ヴァジニアの返還交渉が手間取っているうちに、ドイツ側は機密文書を手に入れている。そして、既にナオミから、人質としての価値はヴァジニアの方が高いと聞かされたゲシュタポは、今度は北都をベルリンに拉致し、ヴァジニアに対し北都の命と引き換えに、死体とされている軍人が実在したかどうかを調べ報告するよう脅迫する。ヴァジニアはロンドンでその調査を行うが、ここでゲシュタポの連絡員と接触する。それは何とフィルビーであり、フィルビーも死体が本物かゲシュタポに報告するが、ヴァジニアの報告と異なっていた場合は、北都を殺す、ということになっていたのである。驚くヴァジニアに対し、フィルビーは、自分は二重スパイであり、ドイツには自分の確信と違う偽情報を送るのだ、という。二人は、こうして軍人の実在を確認するためロンドン市内を回るが、略確実に実在する、従ってゲシュタポには二人とも「軍人は実在せず、文書は偽情報。従って文書にあるサルジニア上陸作戦は囮で、本当の目標はシシリー」と逆の情報を流すことに略合意する。しかし、その場合は、偽りの情報であったことが判明した段階で北都は殺されるのである。そして1日の終わりに入ったパブで、偶然死体の写真と同じ、そしてヴァジニアが飛行の直前の観劇に同席した軍人と瓜二つのバーテンと遭遇してしまう。そして彼女は、これが囮作戦であるということを認識してしまう。国に忠実であるには、ゲシュタポには「軍人は実在する」と言わねばならない。するとフィルビーの報告と異なり、北都は直ちに殺されることになる。ヴァジニアは国に忠実を尽くすため「軍人は実在する」という苦渋の決断をするが、驚くべきことにフィルビーは同じ報告をしていた。北都の命は取り合えず救われたが、彼女はフィルビーの真意が分からず困惑することになる。しかしこの第四部の大団円では、空爆の混乱を利用しベルリンから脱出した北都がカナリスに助けられながらピレネー越えを成功させ、ヴァジニアと再会を果たすことになる。1943年7月、連合軍のシシリー上陸が敢行される。サルジニア上陸を装った情報戦が効果を発揮したようだ。上陸作戦の偽情報に怒ったゲシュタポは、ナオミを囮に、ヴァジニアと北都がいるマンションを襲うが、著者お得意の激闘の末、二人に殺される。
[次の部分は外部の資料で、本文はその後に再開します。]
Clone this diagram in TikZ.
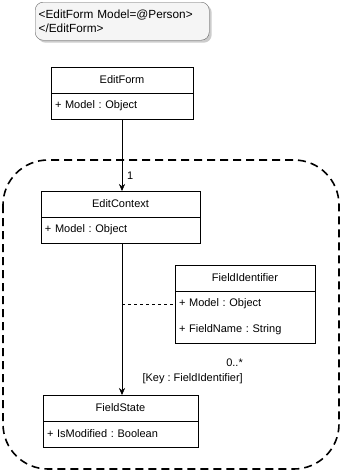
\documentclass[tikz,border=0pt]{standalone}
\usepackage{fontspec}
\setmainfont{Liberation Sans}
\usetikzlibrary{arrows.meta,positioning,shadows}
\definecolor{notefill}{HTML}{F5F5F5}
\definecolor{notedraw}{HTML}{666666}
\frenchspacing

\begin{document}
\begin{tikzpicture}[x=1pt,y=-1pt,>={Stealth[length=7pt,width=6pt]},font=\fontsize{11}{13}\selectfont,
 note/.style={draw=notedraw,fill=notefill,rounded corners=8pt,minimum width=174pt,minimum height=38pt,text width=167pt,inner xsep=3.5pt,align=left,anchor=north west,font=\fontsize{11.8}{14}\selectfont,drop shadow={shadow xshift=2.5pt,shadow yshift=-2.5pt,fill=black!40}},
 classhead/.style={draw,fill=white,minimum height=26pt,inner sep=0pt,outer sep=0pt,anchor=north west},
 classrow/.style={minimum height=26pt,inner xsep=4pt,inner ysep=0pt,outer sep=0pt,align=left},
 scopebox/.style={line width=1.6pt,dash pattern=on 8pt off 5pt,rounded corners=45pt},
 lbl/.style={inner sep=0pt,font=\fontsize{11}{15}\selectfont}]
\useasboundingbox (0,0) rectangle (342,472);
% razor markup
\node[note](markup) at (35,2) {<EditForm Model=@Person>\\</EditForm>};
% scope of the edit context
\draw[scopebox] (3,160) rectangle (339,469);
% classes
\node[classhead,minimum width=142pt](formhead) at (51,67) {EditForm};
\node[classrow,draw,text width=134pt,below=0pt of formhead](formbody) {+ Model : Object};
\node[classhead,minimum width=159pt](ctxhead) at (41,191) {EditContext};
\node[classrow,draw,text width=151pt,below=0pt of ctxhead](ctxbody) {+ Model : Object};
\node[classhead,minimum width=140pt](fidhead) at (175,265) {FieldIdentifier};
\node[classrow,text width=132pt,below=0pt of fidhead](fidmodel) {+ Model : Object};
\node[classrow,text width=132pt,below=0pt of fidmodel](fidname) {+ FieldName : String};
\draw (fidhead.south west) rectangle (fidname.south east);
\node[classhead,minimum width=155pt](statehead) at (43,395) {FieldState};
\node[classrow,draw,text width=147pt,below=0pt of statehead](statebody) {+ IsModified : Boolean};
% connectors
\coordinate (tap) at (formbody.south |- fidmodel.west);
\draw[->](formbody.south)--(formbody.south |- ctxhead.north);
\draw[->](formbody.south |- ctxbody.south)--(formbody.south |- statehead.north);
\draw[dash pattern=on 3pt off 3pt](tap)--(fidmodel.west);
\node[lbl,anchor=west](one) at (127,176) {1};
\node[lbl,align=right,anchor=east](keylbl) at (243,371) {0..*\\{}[Key : FieldIdentifier]};
\end{tikzpicture}
\end{document}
そしてイタリアではムソリーニが失脚していくのであった。
ということで、この逢坂の小説第四部の書評の一部を長々と引用したが、まさにこの小説を読んだ時には、このスペイン海岸での死体遺棄作戦が、著者の創作であるのか、歴史的事実であるのか分からないままであった。しかし、今回の映画を観て、この「死体放置による撹乱情報の流布」という荒唐無稽の作戦が事実であったことを知ることになった。そして逢坂の小説は、まさに長く秘密にされていたこの作戦が公開されたことで、それをこの第四部の中核ネタとして使ったことを理解したのである。
逢坂の小説では、囮の上陸作戦は、映画のギリシアに対してサルディニアになっているといった若干の相違はあるが、概ね映画で描かれている工作がそのまま使われている。しかし、小説では、それに加え、主人公である北都のドイツでの拘束や、それを巡るヴァジニアの苦悩、そしてソ連の二重スパイであるフィルビーも登場(映画では、この役割はコーエンの弟が演じている)し、フィションとしての緊張をより高めることになる。他方、ドイツ側でのこの情報の真偽を確認する過程は、映画では時間の制約もあったのだろうが、やや簡単に描かれており、この過程は、映画よりも逢坂の小説の方がより構想力が溢れた創作部分を加え緊張感をもたらしていた。その意味で、映画も、イアン・フレミングを登場させたところなども含めーそれなりに面白かったとは言え、これにより更に逢坂の物語の迫力を再認識することになったのであった。逢坂がこの英国の極秘作戦を、恐らくは公表後ということではあろうが、どのように入手したのか、といった興味も残ることになったのだった。